Leaving no child behind at HotShotz football clinic
School teacher launches free football training programme for underprivileged and special needs kids
While budding young footballers in Singapore can choose from a plethora of academies to hone their skills, teacher-coach Shahul Hamid felt there was a lack of an inclusive, free grassroots option.
One that is open to special needs kids and those from lower-income families who may be priced out of private academies.
So the primary school teacher and football coach decided to plug the gap. In January, the 39-year-old launched HotShotz, a 1½ hour mixed-gender football clinic for kids aged between five and 12 on selected Saturdays at Victoria School.
To make it happen, Shahul, who has had success coaching the Tanjong Katong Primary School (TKPS) football team, roped in his coaching mentor - former Brunei and Laos technical director Mike Wong - and contacted his alma mater via the Old Victorians' Association (OVA).
Former national goalkeeper Stephen Ng also helped get HotShotz up and running, before taking a back seat after becoming the national women team's coach last month.
Shahul told The New Paper: "We wanted to do something a bit different, more for the community and people who don't have access to sports. Because sometimes when you talk about school sports, it's basically the 16-20 that are chosen who get to go for training.
"So we are looking at those not chosen, those that don't have access to training...
"My wife works at an integrated pre-school which has special needs kids... (and) I noticed most of the time, they tend to lose out... I pushed for this programme to be inclusive because I want these kids to play football and have access to sport...
"Covid was a blessing that actually allowed us to conceptualise the idea and make it more concrete.
"Being a member of the OVA, I also knew they wanted to do something similar, so I tried to merge what OVA wanted to do with our expertise, in a sense."
To help the eight-member HotShotz coaching team learn how to tailor the programme to kids with special needs, Ng attended Republic Polytechnic's Introduction to Disability Sports course last year.

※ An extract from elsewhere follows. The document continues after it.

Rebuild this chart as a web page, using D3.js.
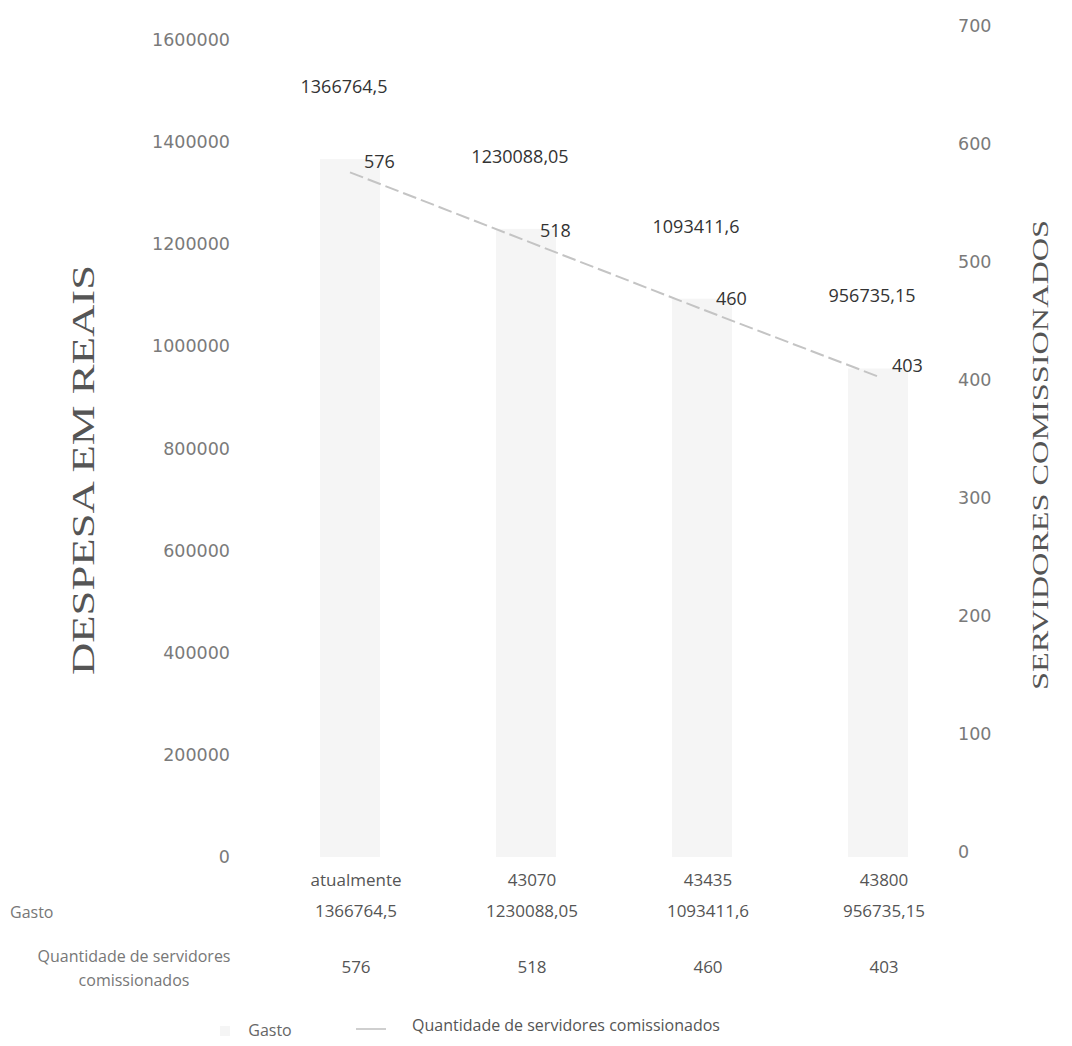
<!DOCTYPE html>
<html>
<head>
<meta charset="utf-8">
<script src="https://cdn.jsdelivr.net/npm/d3@7"></script>
<style>
  body { margin: 0; background: #fff; }
  svg { display: block; }
</style>
</head>
<body>
<svg id="chart"></svg>
<script>
// values
let categories = ["atualmente", "43070", "43435", "43800"];
let gasto = [1366764.5, 1230088.05, 1093411.6, 956735.15];
let gastoLabels = ["1366764,5", "1230088,05", "1093411,6", "956735,15"];
let servidores = [576, 518, 460, 403];
let leftTicks = [0, 200000, 400000, 600000, 800000, 1000000, 1200000, 1400000, 1600000];
let rightTicks = [0, 100, 200, 300, 400, 500, 600, 700];

function getConfig() {
  let width = 1072;
  let height = 1046;
  let svg = d3.select("#chart")
    .attr("width", width)
    .attr("height", height);
  let x = d3.scaleBand().domain(categories).range([262, 966]);
  let yL = d3.scaleLinear().domain([0, 1600000]).range([857, 40]);
  let yR = d3.scaleLinear().domain([0, 700]).range([852, 26]);
  return {width, height, svg, x, yL, yR};
}

function drawAxes(config) {
  let {svg, yL, yR} = config;
  let left = svg.append("g")
    .attr("transform", "translate(234,0)")
    .call(d3.axisLeft(yL).tickValues(leftTicks).tickSize(0).tickPadding(4).tickFormat(d => d));
  let right = svg.append("g")
    .attr("transform", "translate(954,0)")
    .call(d3.axisRight(yR).tickValues(rightTicks).tickSize(0).tickPadding(4));
  for (let g of [left, right]) {
    g.select(".domain").remove();
    g.selectAll("text")
      .attr("font-family", "DejaVu Sans, sans-serif")
      .attr("font-size", 17.5)
      .attr("fill", "#7a7a7a");
  }

  svg.append("text")
    .attr("transform", "translate(94,470) rotate(-90)")
    .attr("text-anchor", "middle")
    .attr("font-family", "Liberation Serif, serif")
    .attr("font-size", 32)
    .attr("fill", "#555")
    .attr("textLength", 410)
    .attr("lengthAdjust", "spacingAndGlyphs")
    .text("DESPESA EM REAIS");

  svg.append("text")
    .attr("transform", "translate(1048,455) rotate(-90)")
    .attr("text-anchor", "middle")
    .attr("font-family", "Liberation Serif, serif")
    .attr("font-size", 24)
    .attr("fill", "#555")
    .attr("textLength", 470)
    .attr("lengthAdjust", "spacingAndGlyphs")
    .text("SERVIDORES COMISSIONADOS");
}

function drawBars(config) {
  let {svg, x, yL} = config;
  let barW = 60;
  let cx = d => x(d) + x.bandwidth() / 2;
  let data = categories.map((c, i) => ({c, v: gasto[i], label: gastoLabels[i]}));

  svg.append("g").selectAll("rect").data(data)
    .enter().append("rect")
    .attr("x", d => cx(d.c) - barW / 2)
    .attr("y", d => yL(d.v))
    .attr("width", barW)
    .attr("height", d => yL(0) - yL(d.v))
    .attr("fill", "#f5f5f5");

  svg.append("g").selectAll("text").data(data)
    .enter().append("text")
    .attr("x", d => cx(d.c) - 6)
    .attr("y", d => yL(d.v) - 66)
    .attr("text-anchor", "middle")
    .attr("font-family", "Open Sans, sans-serif")
    .attr("font-size", 18)
    .attr("fill", "#333")
    .text(d => d.label);
}

function drawLine(config) {
  let {svg, x, yR} = config;
  let cx = d => x(d) + x.bandwidth() / 2;
  let data = categories.map((c, i) => ({c, v: servidores[i]}));
  let line = d3.line().x(d => cx(d.c)).y(d => yR(d.v));

  svg.append("path")
    .datum(data)
    .attr("d", line)
    .attr("fill", "none")
    .attr("stroke", "#c4c4c4")
    .attr("stroke-width", 2)
    .attr("stroke-dasharray", "14,5");

  svg.append("g").selectAll("text").data(data)
    .enter().append("text")
    .attr("x", d => cx(d.c) + 14)
    .attr("y", d => yR(d.v) - 4)
    .attr("font-family", "Open Sans, sans-serif")
    .attr("font-size", 18)
    .attr("fill", "#333")
    .text(d => d.v);
}

function drawTable(config) {
  let {svg, x} = config;
  let cx = d => x(d) + x.bandwidth() / 2 + 6;
  let font = "Open Sans, sans-serif";
  let rows = [
    {y: 886, values: categories},
    {y: 917, values: gastoLabels},
    {y: 973, values: servidores}
  ];
  for (let r of rows) {
    svg.append("g").selectAll("text").data(categories)
      .enter().append("text")
      .attr("x", d => cx(d))
      .attr("y", r.y)
      .attr("text-anchor", "middle")
      .attr("font-family", font)
      .attr("font-size", 17)
      .attr("fill", "#555")
      .text((d, i) => r.values[i]);
  }

  svg.append("text")
    .attr("x", 10).attr("y", 918)
    .attr("font-family", font).attr("font-size", 16).attr("fill", "#777")
    .text("Gasto");
  svg.append("text")
    .attr("x", 134).attr("y", 962)
    .attr("text-anchor", "middle")
    .attr("font-family", font).attr("font-size", 16).attr("fill", "#777")
    .text("Quantidade de servidores");
  svg.append("text")
    .attr("x", 134).attr("y", 986)
    .attr("text-anchor", "middle")
    .attr("font-family", font).attr("font-size", 16).attr("fill", "#777")
    .text("comissionados");
}

function drawLegend(config) {
  let {svg} = config;
  let font = "Open Sans, sans-serif";
  svg.append("rect")
    .attr("x", 220).attr("y", 1026).attr("width", 10).attr("height", 10)
    .attr("fill", "#f5f5f5");
  svg.append("text")
    .attr("x", 270).attr("y", 1036)
    .attr("text-anchor", "middle")
    .attr("font-family", font).attr("font-size", 16).attr("fill", "#666")
    .text("Gasto");
  svg.append("line")
    .attr("x1", 356).attr("x2", 386).attr("y1", 1029).attr("y2", 1029)
    .attr("stroke", "#cfcfcf").attr("stroke-width", 2);
  svg.append("text")
    .attr("x", 412).attr("y", 1031)
    .attr("font-family", font).attr("font-size", 16).attr("fill", "#555")
    .text("Quantidade de servidores comissionados");
}

function showChart() {
  let config = getConfig();
  drawBars(config);
  drawLine(config);
  drawAxes(config);
  drawTable(config);
  drawLegend(config);
}

showChart();
</script>
</body>
</html>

Shahul intends to take the course soon as well.
Among the 27 boys and five girls in the HotShotz programme, are two who are on the spectrum.
One of them is Ayden Kok, 10, who has high-functioning autism, and attends HotShotz together with his six-year-old neurotypical brother Nicolas.
Their mother Regina, 38, who works in human resources said: "As much as possible, I'm always trying to find opportunities for them to get exposed to different sports and get active.
"And another thing is to find somewhere both of them can go together so that they continue to have that shared experience.
"It's very rare to find opportunities and coaches who are able to cater to special needs and neurotypical kids."
Muhammad Ridwan - who signed up his grand-nephews Aliff Darda'i, 13, and Noh Emy Andiqa, six, - believes the free nature of the programme is important as "football shouldn't discriminate between the rich and the poor".
Participants pay only a one-time $60 fee for training attire and insurance. Shahul added that the OVA has offered to cover the cost for those who cannot afford it.
Ridwan, 48, who works in the hospitality line, added: "Their parents are happy they joined because they are more disciplined now. They are so excited that they get their gear prepared the night before."
While Shahul admits his coaching methods for the HotShotz kids are different to those he employs at school level due to the entry-level nature of the programme, he hopes to eventually adopt some of the techniques he uses with his TKPS team.
He led TKPS to the National School Games junior (Under-11) title in 2010 and 2017 and senior crown (Under-13) in 2018, before winning the U-10 division of the Inter-School Futsal Challenge in 2019.
Shahul, who teaches maths and science, utilises innovative methods such as employing drones to take videos during training to help his players visualise positional awareness.
He also gets his players to program Micro:bits - a small processor that pupils use to learn coding - as a step tracker so they can monitor their distance covered.
He said: "HotShotz is entry-level, we don't expect you to be able to even kick a ball, so it's quite different from coaching a school team...
"But Micro:bits is something we want to try in the future because I have seen that it is something that excites kids."